Hepatitis B is a vaccine-preventable liver infection caused by the hepatitis B virus (HBV). Hepatitis B is spread when blood, semen, or other body fluids from a person infected with the virus enters the body of someone who is not infected. This can happen through sexual contact; sharing needles, syringes, or other drug-injection equipment; or from mother to baby at birth. Not all people newly infected with HBV have symptoms, but for those that do, symptoms can include fatigue, poor appetite, stomach pain, nausea, and jaundice. For many people, hepatitis B is a short-term illness. For others, it can become a long-term, chronic infection that can lead to serious, even life-threatening health issues like cirrhosis or liver cancer. Risk for chronic infection is related to age at infection: about 90% of infants with hepatitis B go on to develop chronic infection, whereas only 2%–6% of people who get hepatitis B as adults become chronically infected. The best way to prevent hepatitis B is to get vaccinated.
Hepatitis C is a liver infection caused by the hepatitis C virus (HCV). Hepatitis C is spread through contact with blood from an infected person. Today, most people become infected with the hepatitis C virus by sharing needles or other equipment used to prepare and inject drugs. For some people, hepatitis C is a short-term illness, but for more than half of people who become infected with the hepatitis C virus, it becomes a long-term, chronic infection. Chronic hepatitis C can result in serious, even life-threatening health problems like cirrhosis and liver cancer. People with chronic hepatitis C can often have no symptoms and don’t feel sick. When symptoms appear, they often are a sign of advanced liver disease. There is no vaccine for hepatitis C. The best way to prevent hepatitis C is by avoiding behaviors that can spread the disease, especially injecting drugs. Getting tested for hepatitis C is important, because treatments can cure most people with hepatitis C in 8 to 12 weeks.

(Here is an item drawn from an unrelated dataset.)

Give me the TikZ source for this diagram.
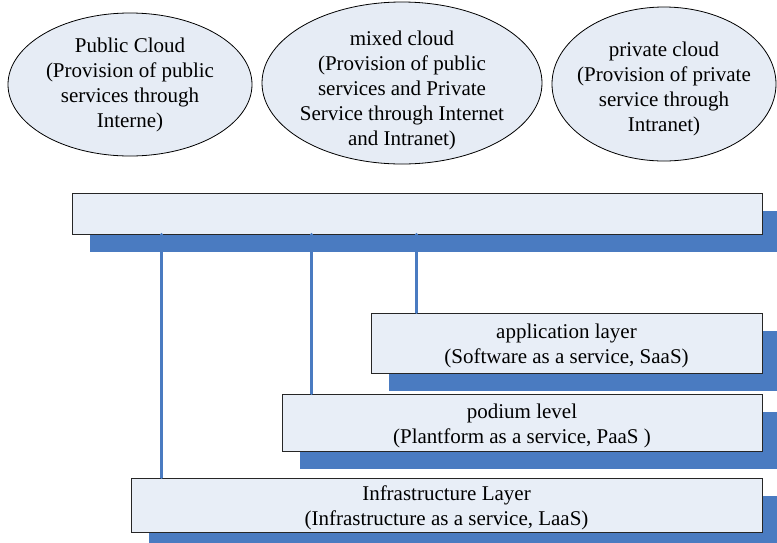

Hepatitis D, also known as “delta hepatitis,” is a liver infection caused by the hepatitis D virus (HDV). Hepatitis D only occurs in people who are also infected with the hepatitis B virus. Hepatitis D is spread when blood or other body fluids from a person infected with the virus enters the body of someone who is not infected. Hepatitis D can be an acute, short-term infection or become a long-term, chronic infection. Hepatitis D can cause severe symptoms and serious illness that can lead to life-long liver damage and even death. People can become infected with both hepatitis B and hepatitis D viruses at the same time (known as “coinfection”) or get hepatitis D after first being infected with the hepatitis B virus (known as “superinfection”). There is no vaccine to prevent hepatitis D. However, prevention of hepatitis B with hepatitis B vaccine also protects against future hepatitis D infection.
Hepatitis E is a liver infection caused by the hepatitis E virus (HEV). HEV is found in the stool of an infected person. It is spread when someone unknowingly ingests the virus – even in microscopic amounts. In developing countries, people most often get hepatitis E from drinking water contaminated by feces from people who are infected with the virus. In the United States and other developed countries where hepatitis E is not common, people have gotten sick with hepatitis E after eating raw or undercooked pork, venison, wild boar meat, or shellfish. In the past, most cases in developed countries involved people who have recently traveled to countries where hepatitis E is common. Symptoms of hepatitis E can include fatigue, poor appetite, stomach pain, nausea, and jaundice. However, many people with hepatitis E, especially young children, have no symptoms. Except for the rare occurrence of chronic hepatitis E in people with compromised immune systems, most people recover fully from the disease without any complications. No vaccine for hepatitis E is currently available in the United States.